The funds, he said, are provided to augment the shortfall by the Distribution Companies who have failed to defray the cost of bulk electricity supplied to them by the Generating Companies.

Mamman explained that as part of measures to assist ordinary Nigerians over their frustration in receiving adequate electricity supply, the Federal Government was forced to categorise electricity supply into various bands between highbrow areas and low-income earners to enable everyone to cope with the cost of electricity.

‘Nigerians must understand that these companies were privatised long before the advent of this administration but the government has no alternative than to continue managing the sector before a final solution is secured,’ he said.

‘Through the Presidential Power Initiative and other intervention measures, the Government is diligently working to massively resolve all these inherited problems that have continuously frustrated the success of the sector”.

The minister noted that most of the DisCos were sold off and managed as family businesses which had made it difficult to be professionally managed, but that despite this apparent difficulty the Government cannot roll back the privatisation process.

Mamman regretted that while some of these problems persist, remarkable performance and progress has been achieved by the Federal Government, as the supply of electricity has stabilised at over 5,000 Megawatts, up from less than 4,000 Megawatts before President Muhammadu Buhari came to power.
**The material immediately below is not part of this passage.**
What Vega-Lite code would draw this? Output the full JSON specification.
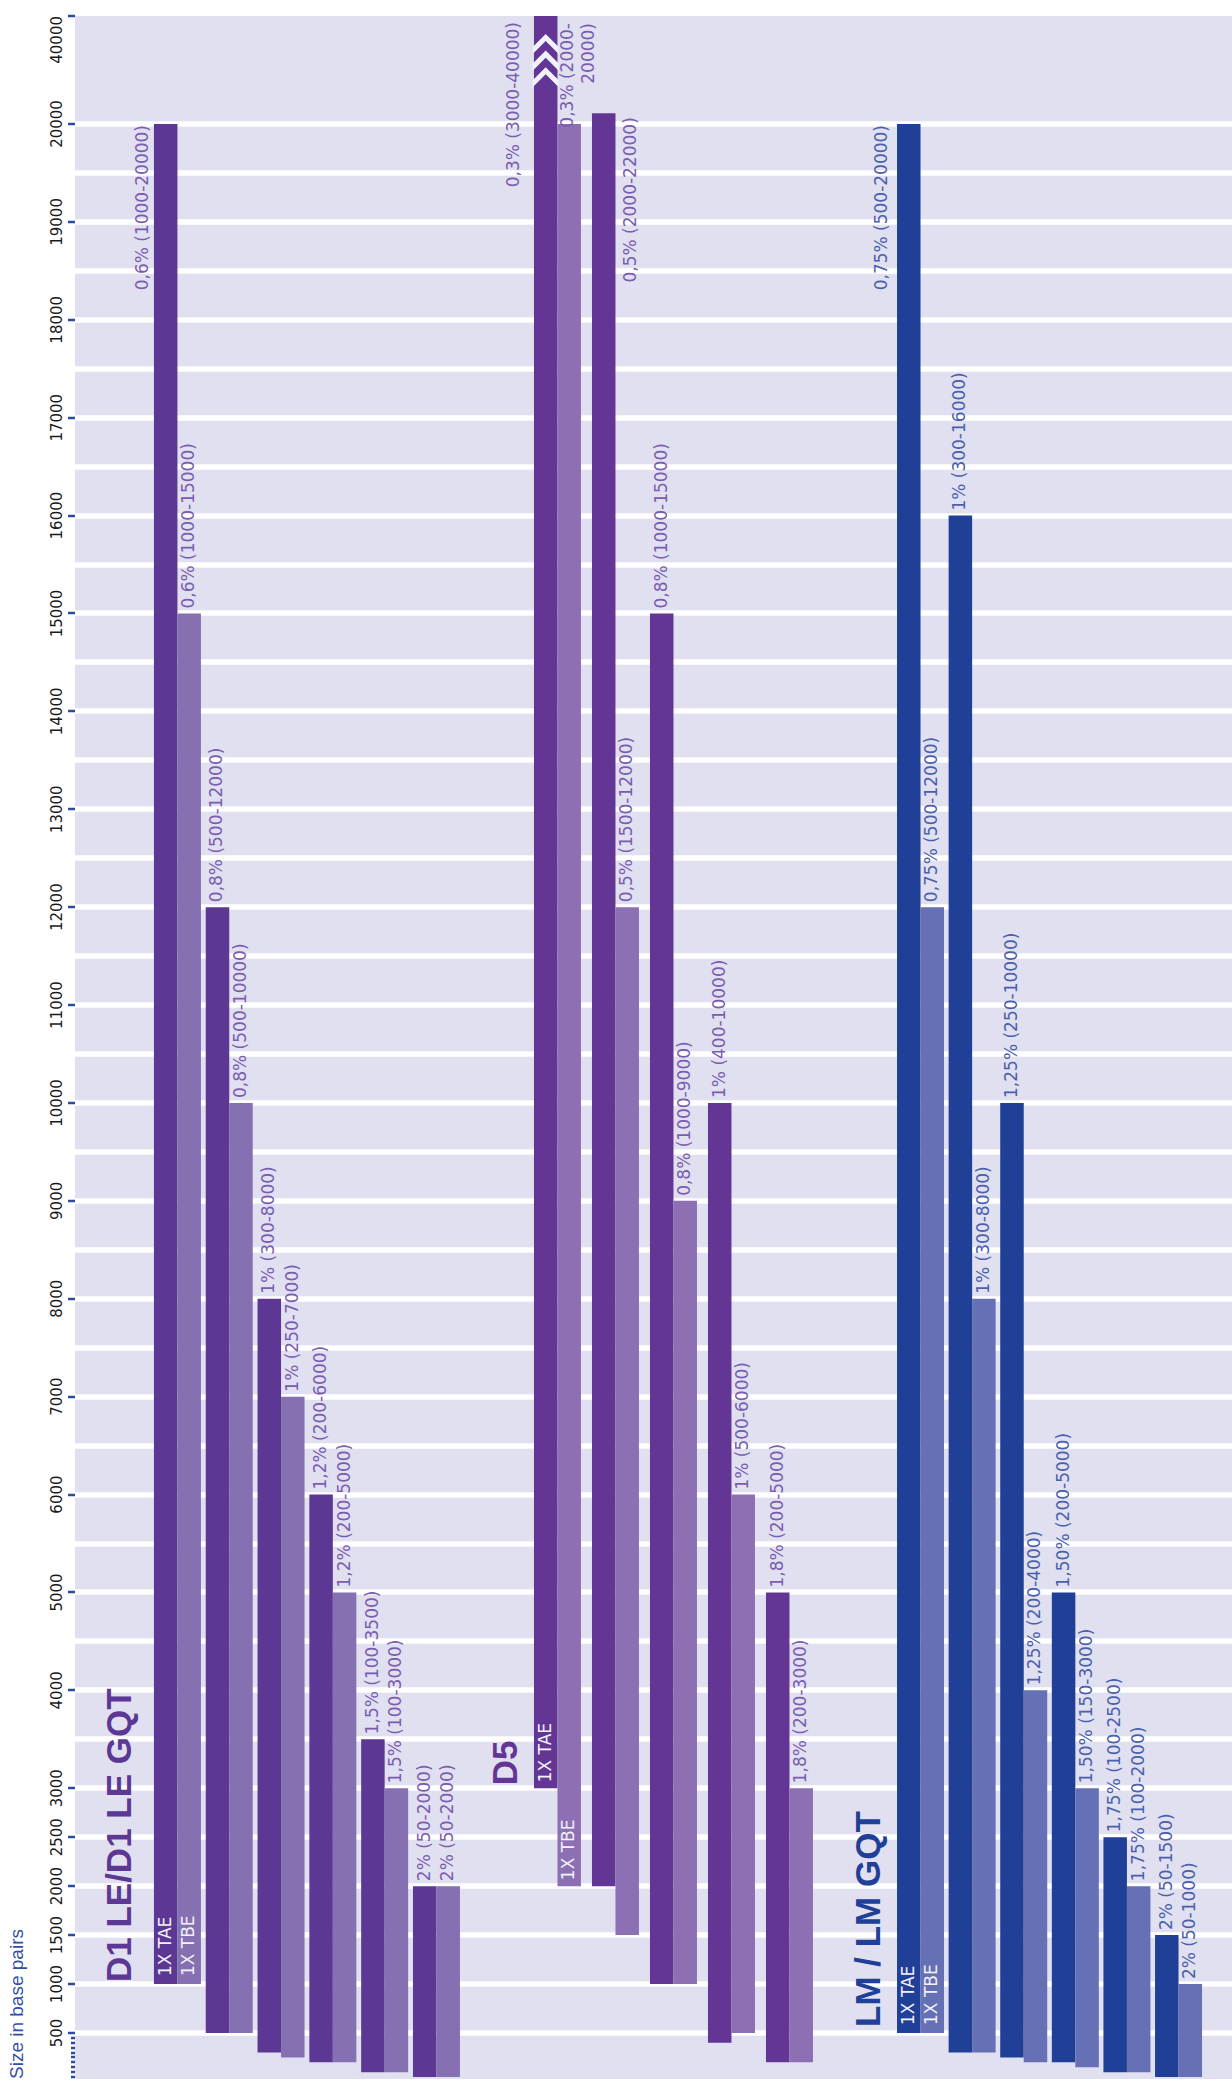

He emphasised that Nigerians now enjoy a stable power supply from fifteen to twenty-four hours daily. The minister blamed the shortfall or interruptions on supply to some quarters on faulty equipment and supply lines and called on consumers to report such developments to their distribution offices.

He also pointed out that it was the responsibility of the DisCos to replace faulty transformers, electricity poles and cables whenever they occur and warned the Distribution Companies to stop tasking ordinary Nigerians with these responsibilities before they could restore power interruptions.

While commending Nigerians on their efforts to pay for electricity despite the present economic and social problems facing them, he advised them to minimise their usage of electricity by switching off their appliances when they were not at home or when they were not immediately needed in order to reduce pressure on equipment supplying them power.